Would the system check to see if a driver’s eyes are bloodshot, if he dropped the keys, if he slurred his words, if he smells like a distillery, or some other relatively obvious sign of potential impairment?
Putting aside the incredibly creepy thought of your car watching, smelling, and listening to you, there are perfectly common non-being drunk reasons for those occurrences – allergies for the eyes, clumsiness for the keys, driving home from the dentist for slurring, and – most counter-productively if you really want to keep drunks off the road – the fact that the aroma of alcohol could be coming from the person you are driving home because they’ve had a few too many.
The system has also been sold as being a black box from which no data can be taken or, by implication, put in.
Both claims are absurd. First, if a person is on probation, for example, for DUI, the court system may want to know – with some justification – how often the guy is trying to drive his car drunk.
Second, in the case of a criminal prosecution for pretty much anything else that involves a car – say, robbing a bank and driving away, etc. – law enforcement – again, with some justification – would want access to that information.
And we won’t even mention the civil (read divorce cases) court usage possibilities for such information – so, no, it will not be “inaccessible.”
As to putting data in, the claim of system isolation is even more ridiculous. Putting aside – for a brief moment – the privacy issues, how do proponents of the system imagine it will be updated and/or repaired?
Except in Utah, where it is .05%, the national blood alcohol content level for DUI is .08%. But there is constant pressure to lower that – even the federal government’s own National Highway Transportation Safety Board wants the country to move to .05%. For context, for a 120 pound woman, two drinks puts her at the current DUI limit; for a 200 pound guy it’s four – a point .05% limit cuts those numbers is half, so book clubs for the girls or football for the guys.
If the limit were lowered nationally, exactly how would the system be updated? 400 million door knocks, 400 million hours spent by technicians fanned out across the country – that’s about 200,000 people doing that for a year.
So, of course, no – the system by definition will have to be remotely accessible. The black box is an obvious lie.
And that’s the main worry with the concept – not that it will keep drunk drivers off the road – maybe, kinda, because if you drink a lot on a consistent basis those obvious sings, save for the aroma, tend not to be as noticeable (tolerance factor) – but that it is the Trojan Horse to open up every car in the nation to constant government monitoring and control.
From an article - https://thomas699.substack.com/p/vehicle-miles-traveled-tax-gets-a - earlier from January:
Per usual, the proponents of the bill claim that no nefarious future actions are possible. From an AP story dispelling the myth of the “kill switch” (serious water carrying there) Robert Strassburger, president and CEO of the Automotive Coalition for Traffic Safety, said any information collected will “never leave the vehicle.”

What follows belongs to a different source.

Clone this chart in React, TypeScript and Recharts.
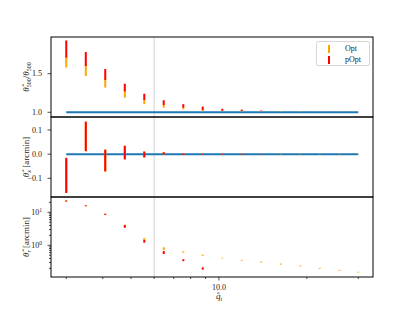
import { ComposedChart, Line, Scatter, ErrorBar, XAxis, YAxis, ReferenceLine } from 'recharts'

// q_t sample points (log spaced)
const q = [3.0, 3.5, 4.08, 4.76, 5.55, 6.47, 7.55, 8.8, 10.27, 11.97, 13.96, 16.29, 19.0, 22.15, 25.84, 30.0]

// panel 1: theta500 ratio
const ratioOptLo = [1.58, 1.47, 1.32, 1.19, 1.105, 1.06, 1.04, 1.017, 1.016, 1.014, 1.012, 1.01, 1.008, 1.006, 1.005, 1.004]
const ratioOptHi = [1.73, 1.62, 1.44, 1.28, 1.17, 1.1, 1.065, 1.035, 1.03, 1.025, 1.018, 1.016, 1.013, 1.009, 1.008, 1.006]
const ratioPoptLo = [1.71, 1.6, 1.42, 1.27, 1.16, 1.095, 1.06, 1.03, 1.022, 1.018, 1.014]
const ratioPoptHi = [1.93, 1.78, 1.56, 1.37, 1.24, 1.156, 1.105, 1.074, 1.045, 1.035, 1.022]
const ratioTruth = q.map(() => 1)

// panel 2: offset
const offOptLo = [-0.155, 0.015, -0.074, -0.02, -0.012, -0.001, -0.003, -0.002, -0.002, -0.002, -0.001, -0.001, -0.001, -0.001, -0.001, -0.001]
const offOptHi = [-0.02, 0.13, 0.017, 0.032, 0.01, 0.007, 0.003, 0.002, 0.002, 0.002, 0.001, 0.001, 0.001, 0.001, 0.001, 0.001]
const offPoptLo = [-0.161, 0.012, -0.07, -0.022, -0.014, -0.001, -0.003, -0.002, -0.002, -0.002, -0.001]
const offPoptHi = [-0.015, 0.135, 0.019, 0.035, 0.011, 0.008, 0.003, 0.002, 0.002, 0.002, 0.001]
const offTruth = q.map(() => 0)

// panel 3: width (arcmin)
const widOptLo = [21, 15.2, 8.3, 3.6, 1.45, 0.72, 0.6, 0.48, 0.4, 0.34, 0.3, 0.26, 0.23, 0.195, 0.17, 0.15]
const widOptHi = [23, 16.4, 9.1, 4.2, 1.65, 0.87, 0.66, 0.52, 0.42, 0.36, 0.32, 0.28, 0.245, 0.207, 0.18, 0.158]
const widPoptLo = [21.2, 15.3, 8.4, 3.4, 1.2, 0.545, 0.33, 0.183]
const widPoptHi = [22.8, 16.2, 9.0, 4.1, 1.45, 0.67, 0.377, 0.215]

const xMinorTicks = [3, 4, 5, 6, 7, 8, 9, 10, 20, 30]
const logYTicks = [0.2, 0.3, 0.4, 0.5, 0.6, 0.7, 0.8, 0.9, 1, 2, 3, 4, 5, 6, 7, 8, 9, 10, 20]

const W = 415
const H = 311
const LEFT = 51
const RIGHT = 373
const Y_AXIS_W = 40
const X_AXIS_H = 30
const panels = [
  { top: 37, bottom: 117 },
  { top: 117, bottom: 197 },
  { top: 197, bottom: 277 },
]
const FONT = '"Liberation Serif", "DejaVu Serif", serif'
const OPT = '#ffa500'
const POPT = '#ff0000'
const BLUE = '#1f77b4'
const INK = '#222'

const toBars = (lo: number[], hi: number[]) =>
  lo.map((l, i) => {
    const mid = (l + hi[i]) / 2
    return { x: q[i], y: mid, err: [mid - l, hi[i] - mid] }
  })

const toLine = (vals: number[]) => vals.map((v, i) => ({ x: q[i], y: v }))

const XTick = ({ x, y, payload }: any) => {
  const major = payload.value === 10
  return (
    <g>
      <line x1={x} x2={x} y1={y} y2={y + (major ? 3.5 : 2)} stroke={INK} strokeWidth={0.8} />
      {major && (
        <text x={x} y={y + 12.5} textAnchor="middle" fontSize={8} fontFamily={FONT} fill={INK}>
          10.0
        </text>
      )}
    </g>
  )
}

const linearYTick = (fmt: (v: number) => string) => ({ x, y, payload }: any) => (
  <g>
    <line x1={x - 3.5} x2={x} y1={y} y2={y} stroke={INK} strokeWidth={0.8} />
    <text x={x - 9} y={y} dy="0.35em" textAnchor="end" fontSize={8} fontFamily={FONT} fill={INK}>
      {fmt(payload.value)}
    </text>
  </g>
)

const LogYTick = ({ x, y, payload }: any) => {
  const v = payload.value
  const major = v === 1 || v === 10
  return (
    <g>
      <line x1={x - (major ? 3.5 : 2)} x2={x} y1={y} y2={y} stroke={INK} strokeWidth={0.8} />
      {major && (
        <text x={x - 9} y={y} dy="0.35em" textAnchor="end" fontSize={8} fontFamily={FONT} fill={INK}>
          10
          <tspan dy={-3} fontSize={5.5}>{v === 1 ? '0' : '1'}</tspan>
        </text>
      )}
    </g>
  )
}

const hideShape = () => <g />

function Panel({ index, children, yAxis }: any) {
  const p = panels[index]
  const showX = index === 2
  return (
    <div style={{ position: 'absolute', left: 0, top: 0 }}>
      <ComposedChart
        width={W}
        height={H}
        margin={{
          top: p.top,
          bottom: H - p.bottom - (showX ? X_AXIS_H : 0),
          left: LEFT - Y_AXIS_W,
          right: W - RIGHT,
        }}
      >
        <XAxis
          dataKey="x"
          type="number"
          scale="log"
          domain={[2.66, 33.7]}
          allowDataOverflow
          ticks={xMinorTicks}
          interval={0}
          tick={<XTick />}
          tickLine={false}
          axisLine={false}
          tickSize={0}
          tickMargin={0}
          height={X_AXIS_H}
          hide={!showX}
        />
        {yAxis}
        <ReferenceLine x={6} stroke="#d3d3d3" strokeWidth={1} />
        {children}
      </ComposedChart>
    </div>
  )
}

const bars = (lo: number[], hi: number[], color: string, name: string) => (
  <Scatter name={name} data={toBars(lo, hi)} dataKey="y" shape={hideShape} isAnimationActive={false}>
    <ErrorBar dataKey="err" direction="y" width={0} stroke={color} strokeWidth={2} isAnimationActive={false} />
  </Scatter>
)

export default function App() {
  const mid1 = (panels[0].top + panels[0].bottom) / 2
  const mid2 = (panels[1].top + panels[1].bottom) / 2
  const mid3 = (panels[2].top + panels[2].bottom) / 2
  return (
    <div style={{ position: 'relative', width: W, height: H, background: '#fff', fontFamily: FONT }}>
      <style>{'body{margin:0}'}</style>

      <Panel
        index={0}
        yAxis={
          <YAxis
            dataKey="y"
            type="number"
            domain={[0.939, 1.975]}
            allowDataOverflow
            ticks={[1.0, 1.5]}
            interval={0}
            tick={linearYTick((v) => v.toFixed(1))}
            tickLine={false}
            axisLine={false}
            tickSize={0}
            tickMargin={0}
            width={Y_AXIS_W}
          />
        }
      >
        <Line data={toLine(ratioTruth)} dataKey="y" stroke={BLUE} strokeWidth={2} dot={false} isAnimationActive={false} />
        {bars(ratioOptLo, ratioOptHi, OPT, 'Opt')}
        {bars(ratioPoptLo, ratioPoptHi, POPT, 'pOpt')}
      </Panel>

      <Panel
        index={1}
        yAxis={
          <YAxis
            dataKey="y"
            type="number"
            domain={[-0.1774, 0.1538]}
            allowDataOverflow
            ticks={[-0.1, 0, 0.1]}
            interval={0}
            tick={linearYTick((v) => (v < 0 ? '\u2212' : '') + Math.abs(v).toFixed(1))}
            tickLine={false}
            axisLine={false}
            tickSize={0}
            tickMargin={0}
            width={Y_AXIS_W}
          />
        }
      >
        <Line data={toLine(offTruth)} dataKey="y" stroke={BLUE} strokeWidth={2} dot={false} isAnimationActive={false} />
        {bars(offOptLo, offOptHi, OPT, 'Opt')}
        {bars(offPoptLo, offPoptHi, POPT, 'pOpt')}
      </Panel>

      <Panel
        index={2}
        yAxis={
          <YAxis
            dataKey="y"
            type="number"
            scale="log"
            domain={[0.1095, 29.1]}
            allowDataOverflow
            ticks={logYTicks}
            interval={0}
            tick={<LogYTick />}
            tickLine={false}
            axisLine={false}
            tickSize={0}
            tickMargin={0}
            width={Y_AXIS_W}
          />
        }
      >
        {bars(widOptLo, widOptHi, OPT, 'Opt')}
        {bars(widPoptLo, widPoptHi, POPT, 'pOpt')}
      </Panel>

      {/* frames and axis labels */}
      <svg width={W} height={H} style={{ position: 'absolute', left: 0, top: 0, pointerEvents: 'none' }}>
        {panels.map((p, i) => (
          <rect key={i} x={LEFT} y={p.top} width={RIGHT - LEFT} height={p.bottom - p.top} fill="none" stroke="#000" strokeWidth={1} />
        ))}
        <text transform={`translate(29,${mid1}) rotate(-90)`} textAnchor="middle" fontSize={9} fontFamily={FONT} fill={INK}>
          <tspan fontStyle="italic">θ̂</tspan>
          <tspan dy={2} fontSize={6}>500</tspan>
          <tspan dy={-2}>/</tspan>
          <tspan fontStyle="italic">θ</tspan>
          <tspan dy={2} fontSize={6}>500</tspan>
        </text>
        <text transform={`translate(29,${mid2}) rotate(-90)`} textAnchor="middle" fontSize={9} fontFamily={FONT} fill={INK}>
          <tspan fontStyle="italic">θ̂</tspan>
          <tspan dy={2} fontSize={6} fontStyle="italic">x</tspan>
          <tspan dy={-2}> [arcmin]</tspan>
        </text>
        <text transform={`translate(29,${mid3}) rotate(-90)`} textAnchor="middle" fontSize={9} fontFamily={FONT} fill={INK}>
          <tspan fontStyle="italic">θ̂</tspan>
          <tspan dy={2} fontSize={6} fontStyle="italic">r</tspan>
          <tspan dy={-2}> [arcmin]</tspan>
        </text>
        <text x={219} y={299} textAnchor="middle" fontSize={9} fontFamily={FONT} fill={INK}>
          <tspan fontStyle="italic">q̂</tspan>
          <tspan dy={2} fontSize={6}>t</tspan>
        </text>
      </svg>

      {/* legend */}
      <div
        style={{
          position: 'absolute',
          left: 316,
          top: 41,
          width: 54,
          height: 25,
          boxSizing: 'border-box',
          border: '1px solid #d8d8d8',
          borderRadius: 2,
          background: 'rgba(255,255,255,0.8)',
          fontSize: 8,
          color: INK,
        }}
      >
        {[
          { name: 'Opt', color: OPT, top: 3 },
          { name: 'pOpt', color: POPT, top: 14 },
        ].map((e) => (
          <div key={e.name} style={{ position: 'absolute', left: 0, top: e.top, height: 8, width: '100%' }}>
            <div style={{ position: 'absolute', left: 11, top: 0, width: 2, height: 8, background: e.color }} />
            <div style={{ position: 'absolute', left: 28, top: -1, lineHeight: '10px' }}>{e.name}</div>
          </div>
        ))}
      </div>
    </div>
  )
}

In other words, it’s not really a “kill switch” and safe drivers really don’t have to worry ever and we’re doing this for your own good and anyone who thinks this device will ever be used in any other way by any government agency is nuts and bad and crazy and might be a domestic terrorist.
We’ve seen this movie before.
Specifically, the system is the perfect way to impose a national vehicle miles traveled (VMT) taxation system.
Briefly, a VMT is a direct tax on driving instead (theoretically, very theoretically) of the gas taxes currently paid at the pump. The imposition of a VMT has multiple potential permutations, from simply charging a flat rate per mile driven to modifying the rate depending upon when the car is driven (higher for rush hour, for example,) to charging more based on where the car is driven (known as cordon pricing) or even how much the driver earns in a year – for a detailed breakdown of the possibilities, see here: https://californiaglobe.com/articles/a-primer-on-vehicle-miles-traveled-taxation-concepts/ .
To make the tax work a vehicle needs to be tracked at all times. This aspect has led to fierce public opposition to the concept, but if the tracker is already in the car for “safety” purposes, some of this opposition may be tamped down.
The other practical problem with imposing VMT taxes is the issue of borders – if one state has a VMT and the neighboring state doesn’t, how would that work? With this system enabling a national tax – borders be dammed, which we know the Biden administration is very good at – another impediment to VMT taxes drops by the wayside.
And as a bonus, the system would fit very nicely with another federal idea: mandating the installation of speed control systems in automobiles: https://thefederalist.com/2023/11/21/transportation-safety-board-proposes-dystopian-technology-to-limit-your-speed-while-driving/ .
To sum up, the system is impractical, literally impossible as being sold to the public, an egregious invasion of privacy, and the perfect way to impose an entire new form of direct taxation whose rates and strictures and additions can be instantly modified with the a few new lines of code.
The system is a perfect – and blindingly obvious - combination of government stupid and government evil - I guess that’s why Kim, Garcia, and Kiley kept their mouths shut when asked why they thought it was a good idea.